Sunday, November 30, 2008

hmm.

so bad weekend,
alot happened and I had alot of time to think.
thanksgiving just made me realize who really mattered in my life, I am just so thankful for everyone who is fighting alongside me to fix everything, I cant thank you all enough<3

Saturday, November 29, 2008

Sick.

Im really sick,
Like I just want to lay down and cry, and my mommy is working and she wont take care of me.
I really want someone to take care of me instead of me taking care of anyone else.

Reality is, even when Im sick my duties dont stop. boys are on there way over to be fed.
my role as a mother will not stop even when im sick.


<3

Monday, November 17, 2008

Confused.

My anxietty is casuing so much confusion in my life. It is making me lose sleep, making me exhausted and causing me to be anxious about every little thing. I am truly exhausted, ALL THE TIME! mentally and physically. I find myself laying in my bathtub fully clothed and no water, just an empty tub, and coloring in coloring books at 3 in the morning. I hate the person I have become and I ate that Im usually crying or being mean and lashing out at the people I love. I used to laugh, Now I cry. I used to go out with friends, now I only have people over. I used to be a good friend, now I push everyone away. I used to not care what people thought about my style, now I find myself dressing differently just so I dont have to hear those comments. People used to encourage me, Now they confront me. I used to pray for the strength to share gods word, now I pray for the strength to survive the next day. I hate this, I hate that people have to worry about me. I want to be the friend everyone ran to.

Ps. This weekend was very incredible. specially saturday night!
<3

Sunday, November 16, 2008

school,

Is the death of me,
I am so overwhelmmed and upset with it. I have to put together a packet, write an assesment, and type my essayss, I have been working all weekend. I am just so sick of it all. and my anxiety has been HORRIBLE, and Im just done!
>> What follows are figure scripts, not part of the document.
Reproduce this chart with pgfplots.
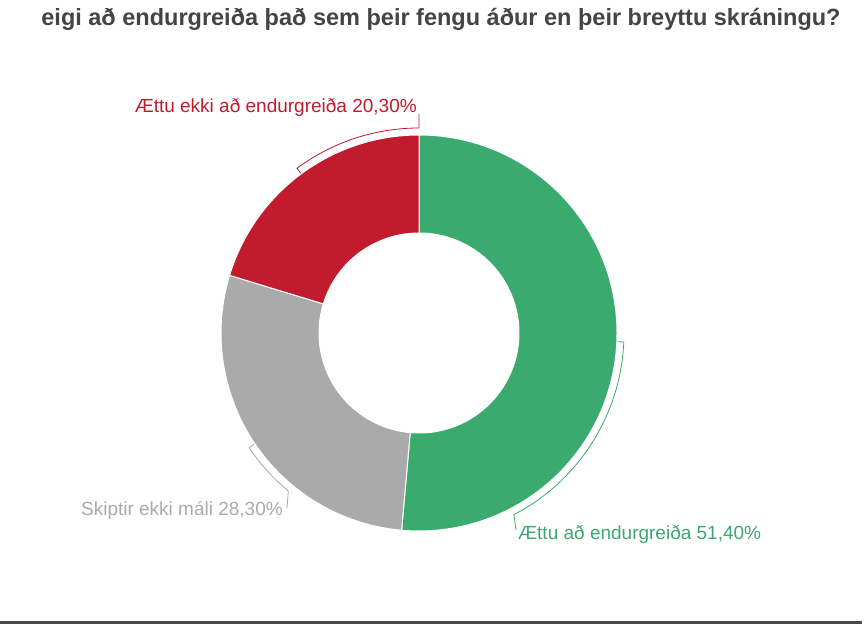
\documentclass[border=0pt]{standalone}
\usepackage{pgfplots}
\pgfplotsset{compat=1.18}
\usepackage{pgfplotstable}
\usepackage{fontspec}
\setmainfont{Liberation Sans}
\definecolor{cgreen}{HTML}{3AAA6F}
\definecolor{cgray}{HTML}{AAAAAA}
\definecolor{cred}{HTML}{C11B2D}
\definecolor{ctitle}{HTML}{444444}
\definecolor{cline}{HTML}{4A4A4A}
\pgfplotstableread{
label value
green 51.4
gray 28.3
red 20.3
}\piedata
\begin{document}
\begin{tikzpicture}
\pgfplotstablegetelem{0}{value}\of\piedata \let\va\pgfplotsretval
\pgfplotstablegetelem{1}{value}\of\piedata \let\vb\pgfplotsretval
\pgfplotstablegetelem{2}{value}\of\piedata \let\vc\pgfplotsretval
\pgfmathsetmacro{\aA}{90}
\pgfmathsetmacro{\aB}{90-3.6*\va}
\pgfmathsetmacro{\aC}{\aB-3.6*\vb}
\pgfmathsetmacro{\aD}{\aC-3.6*\vc}
\pgfmathsetmacro{\mA}{(\aA+\aB)/2}
\pgfmathsetmacro{\mB}{(\aB+\aC)/2}
\pgfmathsetmacro{\mC}{(\aC+\aD)/2+360}
\begin{axis}[scale only axis, width=865pt, height=640pt,
  xmin=0, xmax=865, ymin=0, ymax=640, hide axis, clip=false]
\coordinate (ll) at (axis cs:0,0);
\coordinate (ur) at (axis cs:865,640);
\begin{scope}[shift={(axis cs:419,307)}]
  \fill[cgreen, draw=white, line width=1pt] (\aA:198pt) arc[start angle=\aA, end angle=\aB, radius=198pt] -- (\aB:100pt) arc[start angle=\aB, end angle=\aA, radius=100pt] -- cycle;
  \fill[cgray, draw=white, line width=1pt] (\aB:198pt) arc[start angle=\aB, end angle=\aC, radius=198pt] -- (\aC:100pt) arc[start angle=\aC, end angle=\aB, radius=100pt] -- cycle;
  \fill[cred, draw=white, line width=1pt] (\aC:198pt) arc[start angle=\aC, end angle=\aD, radius=198pt] -- (\aD:100pt) arc[start angle=\aD, end angle=\aC, radius=100pt] -- cycle;
  % leaders
  \draw[cgreen, line width=0.8pt] (\mA:199pt) -- (\mA:205pt) arc[start angle=\mA, end angle=-62.4, radius=205pt] -- (97pt,-197pt);
  \draw[cgray, line width=0.8pt] (\mB:199pt) -- (\mB:205pt) arc[start angle=\mB, end angle=-129.6, radius=205pt] -- (-132pt,-175pt);
  \draw[cred, line width=0.8pt] (\mC:199pt) -- (\mC:205pt) arc[start angle=\mC, end angle=90, radius=205pt] -- (0pt,219pt);
\end{scope}
\node[anchor=east, text=cred, font=\fontsize{19pt}{22pt}\selectfont, inner sep=0pt] at (axis cs:417,533) {Ættu ekki að endurgreiða 20,30\%};
\node[anchor=west, text=cgreen, font=\fontsize{19pt}{22pt}\selectfont, inner sep=0pt] at (axis cs:518,106) {Ættu að endurgreiða 51,40\%};
\node[anchor=east, text=cgray, font=\fontsize{19pt}{22pt}\selectfont, inner sep=0pt] at (axis cs:283,130) {Skiptir ekki máli 28,30\%};
\node[text=ctitle, font=\bfseries\fontsize{23.5pt}{26pt}\selectfont, inner sep=0pt] at (axis cs:441,621) {eigi að endurgreiða það sem þeir fengu áður en þeir breyttu skráningu?};
\draw[cline, line width=3pt] (axis cs:0,17.5) -- (axis cs:862,17.5);
\end{axis}
\pgfresetboundingbox
\path[use as bounding box] (ll) rectangle (ur);
\end{tikzpicture}
\end{document}
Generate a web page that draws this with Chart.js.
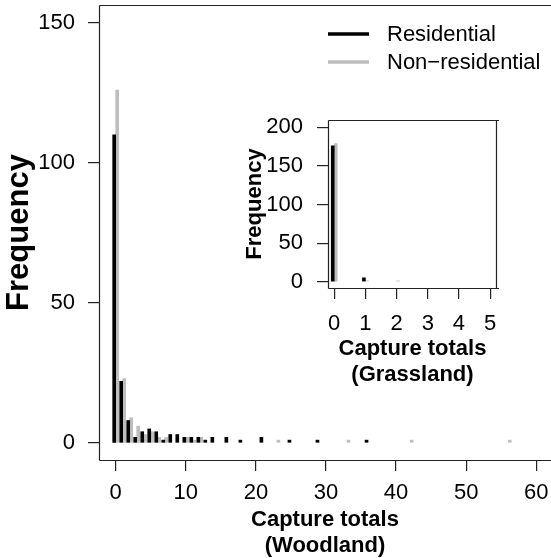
<!DOCTYPE html>
<html>
<head>
<meta charset="utf-8">
<script src="https://cdn.jsdelivr.net/npm/chart.js@4/dist/chart.umd.min.js"></script>
<style>
  html, body { margin: 0; padding: 0; background: #fff; }
  #wrap { position: relative; width: 551px; height: 558px; }
  #main { position: absolute; left: 0; top: 0; }
  #inset { position: absolute; left: 240px; top: 115px; }
</style>
</head>
<body>
<div id="wrap">
  <canvas id="main" width="551" height="558"></canvas>
  <canvas id="inset" width="270" height="275"></canvas>
</div>
<script>
// ---- Data ----
const seriesNames = ["Residential", "Non\u2212residential"];
const seriesColors = ["#000000", "#bebebe"];

// Woodland capture totals (main plot)
const woodResX = [0, 1, 2, 3, 4, 5, 6, 7, 8, 9, 10, 11, 12, 13, 14, 16, 18, 21, 25, 29, 36];
const woodResY = [110, 22, 8, 2, 4, 5, 4, 1, 3, 3, 2, 2, 2, 1, 2, 2, 1, 2, 1, 1, 1];
const woodNonX = [0, 1, 2, 3, 4, 5, 6, 7, 10, 11, 12, 23, 33, 42, 56];
const woodNonY = [126, 23, 9, 6, 3, 4, 2, 2, 2, 1, 2, 1, 1, 1, 1];

// Grassland capture totals (inset)
const grassResX = [0, 1];
const grassResY = [176, 5];
const grassNonX = [0, 1, 2];
const grassNonY = [179, 1, 1];

// Tick labels
const mainXTicks = [0, 10, 20, 30, 40, 50, 60];
const mainYTicks = [0, 50, 100, 150];
const insetXTicks = [0, 1, 2, 3, 4, 5];
const insetYTicks = [0, 50, 100, 150, 200];

const mainXTitle = ["Capture totals", "(Woodland)"];
const insetXTitle = ["Capture totals", "(Grassland)"];
const yTitle = "Frequency";

// ---- Rendering ----
const FONT = '"Liberation Sans", Arial, Helvetica, sans-serif';
Chart.defaults.font.family = FONT;
Chart.defaults.color = "#000";

function pts(xs, ys) { return xs.map((x, i) => ({ x: x, y: ys[i] })); }

function boxPlugin(sides) {
  return {
    id: "box",
    afterDatasetsDraw(chart) {
      const { ctx, chartArea: a } = chart;
      ctx.save();
      ctx.strokeStyle = "#222";
      ctx.lineWidth = 1.2;
      ctx.beginPath();
      const L = Math.round(a.left) + 0.5, T = Math.round(a.top) + 0.5;
      const R = Math.round(a.right) - 0.5, B = Math.round(a.bottom) + 0.5;
      if (sides.includes("top")) { ctx.moveTo(L, T); ctx.lineTo(a.right + 2, T); }
      if (sides.includes("left")) { ctx.moveTo(L, T); ctx.lineTo(L, B); }
      if (sides.includes("bottom")) { ctx.moveTo(L, B); ctx.lineTo(a.right + 2, B); }
      if (sides.includes("right")) { ctx.moveTo(R, T); ctx.lineTo(R, B); }
      ctx.stroke();
      ctx.restore();
    }
  };
}

const legendPlugin = {
  id: "rlegend",
  afterDraw(chart) {
    const ctx = chart.ctx;
    ctx.save();
    const rows = [34, 62];
    seriesNames.forEach((name, i) => {
      ctx.strokeStyle = seriesColors[i];
      ctx.lineWidth = 3.5;
      ctx.beginPath();
      ctx.moveTo(328, rows[i]);
      ctx.lineTo(369, rows[i]);
      ctx.stroke();
      ctx.fillStyle = "#000";
      ctx.font = "22px " + FONT;
      ctx.textBaseline = "middle";
      ctx.textAlign = "left";
      ctx.fillText(name, 387, rows[i] + 1);
    });
    ctx.restore();
  }
};

function axisCfg(o) {
  return {
    type: "linear",
    min: o.min, max: o.max,
    offset: false,
    afterBuildTicks: (s) => { s.ticks = o.ticks.map(v => ({ value: v })); },
    afterFit: (s) => {
      o.afterFit(s);
      s.paddingTop = 0; s.paddingBottom = 0; s.paddingLeft = 0; s.paddingRight = 0;
    },
    grid: {
      display: true, drawOnChartArea: false, drawTicks: true,
      tickLength: o.tickLength, color: "#222", lineWidth: 1.2, offset: false
    },
    border: { display: false },
    ticks: {
      font: { size: o.tickSize }, color: "#000", padding: o.padding,
      maxRotation: 0, autoSkip: false, callback: (v) => String(v)
    },
    title: {
      display: true, text: o.title,
      font: { size: o.titleSize, weight: "bold", lineHeight: o.lineHeight || 1.2 },
      color: "#000", padding: o.titlePadding
    }
  };
}

new Chart(document.getElementById("main"), {
  type: "bar",
  data: {
    datasets: [
      { label: seriesNames[0], data: pts(woodResX, woodResY), backgroundColor: seriesColors[0], barThickness: 3 },
      { label: seriesNames[1], data: pts(woodNonX, woodNonY), backgroundColor: seriesColors[1], barThickness: 3 }
    ]
  },
  options: {
    responsive: false, animation: false, devicePixelRatio: 1,
    layout: { padding: { top: 5, right: 0, left: 0, bottom: 0 } },
    plugins: { legend: { display: false }, tooltip: { enabled: false } },
    scales: {
      x: axisCfg({
        min: -2.38, max: 62.1, ticks: mainXTicks, tickLength: 11, tickSize: 22, padding: 9,
        title: mainXTitle, titleSize: 22, lineHeight: 1.14, titlePadding: { top: 0, bottom: 0 },
        afterFit: (s) => { s.height = 98; }
      }),
      y: axisCfg({
        min: -6.1, max: 156.4, ticks: mainYTicks, tickLength: 11, tickSize: 22, padding: 13,
        title: yTitle, titleSize: 31, titlePadding: { top: 1, bottom: 0 },
        afterFit: (s) => { s.width = 99; }
      })
    }
  },
  plugins: [boxPlugin(["top", "left", "bottom"]), legendPlugin]
});

new Chart(document.getElementById("inset"), {
  type: "bar",
  data: {
    datasets: [
      { label: seriesNames[0], data: pts(grassResX, grassResY), backgroundColor: seriesColors[0], barThickness: 3 },
      { label: seriesNames[1], data: pts(grassNonX, grassNonY), backgroundColor: seriesColors[1], barThickness: 3 }
    ]
  },
  options: {
    responsive: false, animation: false, devicePixelRatio: 1,
    layout: { padding: { top: 5, right: 13, left: 0, bottom: 0 } },
    plugins: { legend: { display: false }, tooltip: { enabled: false } },
    scales: {
      x: axisCfg({
        min: -0.2, max: 5.22, ticks: insetXTicks, tickLength: 11, tickSize: 22, padding: 12,
        title: insetXTitle, titleSize: 22, lineHeight: 1.14, titlePadding: { top: 0, bottom: 3 },
        afterFit: (s) => { s.height = 102; }
      }),
      y: axisCfg({
        min: -8.2, max: 209.6, ticks: insetYTicks, tickLength: 11, tickSize: 22, padding: 14,
        title: yTitle, titleSize: 22, titlePadding: { top: 2, bottom: 0 },
        afterFit: (s) => { s.width = 88; }
      })
    }
  },
  plugins: [boxPlugin(["top", "left", "bottom", "right"])]
});
</script>
</body>
</html>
Wednesday, November 12, 2008

forgot

about my blogg. hhmmm, I have decided, I am so done with people ttryingg to fix my life for me and not letting me do it myself. They dont take into mind that I have feelings, that Im hurting, I dont know how to explain in., I just want to do it myself.


ughh!
What a joke!

Monday, November 3, 2008

hhhm.

Someone would tell me what to do with my life, friends, family. everything,. But of course its not that easy. I just want to be happy, I want to laugh and cry out of joy, I want to dance and sing with joy. not laugh at what I have become, cry myself to sleep. and sing and dance to distract myself. I just wish someone could tell me whats best for me. If letttting go is best or if caring is.


I just want someone to fix everything.

Im done being sad.


Straight from the space bulliten. haha to lazy to re write something.